Against the backdrop of these complex geopolitical and diplomatic constraints, an EU strategy able to induce the Al-Sisi’s regime to greater openness in terms of human and democratic rights, can only be found in a very open and frank discussion of the Egyptian dossier. This is not only about values, but also about collective security. The massive repression of dissent threatens to push many young people to sympathise with organisations that are determined to use force to oppose an increasingly authoritarian power. Some militants of the Brotherhood contest the line of their leadership towards the regime, which they consider too soft, leave the historical Islamist formation to look for more radical forces. Already in the past, this phenomenon has contributed to strengthen the ranks of jihadist groups – with the consequences we know.

The Egyptian case is only a piece in the puzzle of the decline of the ‘Arab spring’: ten years after, the balance is not positive.

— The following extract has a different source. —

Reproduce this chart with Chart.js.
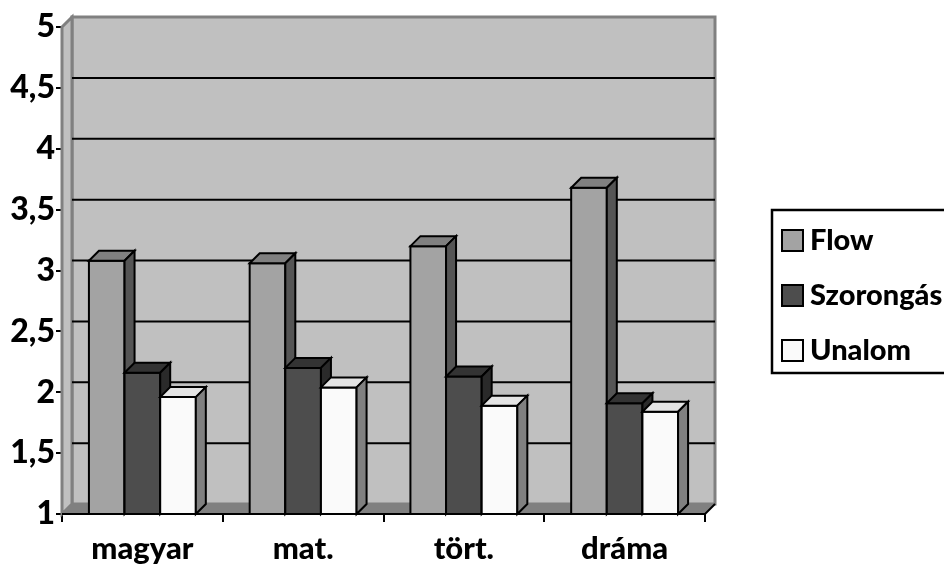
<!DOCTYPE html>
<html>
<head>
<meta charset="utf-8">
<script src="https://cdn.jsdelivr.net/npm/chart.js@4.4.0/dist/chart.umd.min.js"></script>
<style>
  html, body { margin: 0; padding: 0; background: #fff; }
  #wrap { width: 944px; height: 571px; }
</style>
</head>
<body>
<div id="wrap"><canvas id="chart"></canvas></div>
<script>
// data
const categories = ['magyar', 'mat.', 'tört.', 'dráma'];
const flow = [3.08, 3.06, 3.20, 3.68];
const szorongas = [2.16, 2.20, 2.13, 1.91];
const unalom = [1.96, 2.04, 1.89, 1.84];
const seriesNames = ['Flow', 'Szorongás', 'Unalom'];
const yTicks = [1, 1.5, 2, 2.5, 3, 3.5, 4, 4.5, 5];

// front / top / side colours of each series
const faces = [
  { front: '#a3a3a3', top: '#808080', side: '#555555' },
  { front: '#4d4d4d', top: '#333333', side: '#2a2a2a' },
  { front: '#fafafa', top: '#e4e4e4', side: '#808080' }
];

const DX = 10, DY = -10;
const FONT = 'Lato, "Noto Sans", sans-serif';

function poly(ctx, pts, fill, stroke, lw) {
  ctx.beginPath();
  ctx.moveTo(pts[0][0], pts[0][1]);
  for (let i = 1; i < pts.length; i++) ctx.lineTo(pts[i][0], pts[i][1]);
  ctx.closePath();
  if (fill) { ctx.fillStyle = fill; ctx.fill(); }
  if (stroke) { ctx.strokeStyle = stroke; ctx.lineWidth = lw || 2; ctx.stroke(); }
}

// walls, floor, back gridlines, 3d bar faces and the legend
const walls = {
  id: 'walls',
  beforeDatasetsDraw(chart) {
    const { ctx, chartArea: a, scales: { y } } = chart;
    ctx.save();
    // back wall
    poly(ctx, [[a.left + DX, a.top + DY], [a.right + DX, a.top + DY], [a.right + DX, a.bottom + DY], [a.left + DX, a.bottom + DY]], '#c0c0c0', '#808080', 3);
    // left side wall
    poly(ctx, [[a.left, a.top], [a.left + DX, a.top + DY], [a.left + DX, a.bottom + DY], [a.left, a.bottom]], '#c0c0c0', '#808080', 3);
    // floor
    poly(ctx, [[a.left, a.bottom], [a.left + DX, a.bottom + DY], [a.right + DX, a.bottom + DY], [a.right, a.bottom]], '#808080', null);
    ctx.strokeStyle = '#000';
    ctx.lineWidth = 2;
    ctx.beginPath();
    ctx.moveTo(a.right, a.bottom);
    ctx.lineTo(a.right + DX, a.bottom + DY);
    ctx.stroke();
    // gridlines on back wall
    yTicks.forEach(v => {
      if (v === yTicks[0] || v === yTicks[yTicks.length - 1]) return;
      const py = y.getPixelForValue(v) + DY;
      ctx.beginPath();
      ctx.moveTo(a.left + DX, py);
      ctx.lineTo(a.right + DX, py);
      ctx.stroke();
    });
    ctx.restore();
  },
  afterDatasetsDraw(chart) {
    const { ctx, chartArea: a } = chart;
    ctx.save();
    for (let c = 0; c < categories.length; c++) {
      chart.data.datasets.forEach((ds, d) => {
        const bar = chart.getDatasetMeta(d).data[c];
        const l = bar.x - bar.width / 2, r = bar.x + bar.width / 2;
        const t = bar.y, b = Math.min(bar.base, a.bottom);
        const f = faces[d];
        poly(ctx, [[l, t], [r, t], [r, b], [l, b]], f.front, '#000', 2);
        poly(ctx, [[l, t], [l + DX, t + DY], [r + DX, t + DY], [r, t]], f.top, '#000', 2);
        poly(ctx, [[r, t], [r + DX, t + DY], [r + DX, b + DY], [r, b]], f.side, '#000', 2);
      });
    }
    // redraw the front axis line over the bar bottoms
    ctx.strokeStyle = '#000';
    ctx.lineWidth = 2;
    ctx.beginPath();
    ctx.moveTo(a.left, a.bottom);
    ctx.lineTo(a.right, a.bottom);
    ctx.stroke();
    ctx.restore();
  },
  afterDraw(chart) {
    const { ctx } = chart;
    ctx.save();
    ctx.strokeStyle = '#000';
    ctx.lineWidth = 2.5;
    ctx.strokeRect(772, 210, 260, 163);
    ctx.font = '900 29px ' + FONT;
    ctx.textBaseline = 'middle';
    seriesNames.forEach((name, i) => {
      const cy = 240 + i * 55;
      ctx.fillStyle = faces[i].front;
      ctx.lineWidth = 2;
      ctx.fillRect(782, cy - 10, 21, 21);
      ctx.strokeRect(782, cy - 10, 21, 21);
      ctx.fillStyle = '#000';
      ctx.fillText(name, 810, cy + 1);
    });
    ctx.restore();
  }
};

new Chart(document.getElementById('chart'), {
  type: 'bar',
  data: {
    labels: categories,
    datasets: [
      { label: seriesNames[0], data: flow, backgroundColor: faces[0].front },
      { label: seriesNames[1], data: szorongas, backgroundColor: faces[1].front },
      { label: seriesNames[2], data: unalom, backgroundColor: faces[2].front }
    ]
  },
  options: {
    responsive: true,
    maintainAspectRatio: false,
    animation: false,
    layout: { padding: { top: 27, right: 239, bottom: 0, left: 0 } },
    datasets: { bar: { categoryPercentage: 0.665, barPercentage: 1, borderWidth: 0 } },
    plugins: { legend: { display: false }, tooltip: { enabled: false } },
    scales: {
      x: {
        grid: { drawOnChartArea: false, tickLength: 8, color: '#000', lineWidth: 2 },
        border: { color: '#000', width: 2 },
        ticks: { color: '#000', font: { family: FONT, size: 31, weight: '900' }, padding: 8 },
        afterFit: s => { s.height = 57; }
      },
      y: {
        min: yTicks[0],
        max: yTicks[yTicks.length - 1],
        afterBuildTicks: s => { s.ticks = yTicks.map(v => ({ value: v })); },
        grid: { drawOnChartArea: false, tickLength: 6, color: '#000', lineWidth: 2 },
        border: { color: '#000', width: 2 },
        ticks: {
          color: '#000',
          font: { family: FONT, size: 32, weight: '900' },
          padding: 1,
          callback: v => String(v).replace('.', ',')
        },
        afterFit: s => { s.width = 62; }
      }
    }
  },
  plugins: [walls]
});
</script>
</body>
</html>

The case of Tunisia stands out as an exception: in spite of considerable difficulties due to social and economic conditions, the country has a large civil society that is determined to keep the democratisation process open. But Libya and Syria have been heavily impacted by civil war, as has Yemen. The internationalisation of these conflicts has aggravated the situation, reshaping new spheres of influence. With the exception of Tunisia, there is no greater pluralism, no increased respect for minorities, no better economic development, and certainly no attenuation of inequalities, compared to the past. The lack of an autonomous, strong civil society remains the weak point in this region, where the main protagonists of the scene remain old political actors who determined, still, to polarise conflicts to their advantage.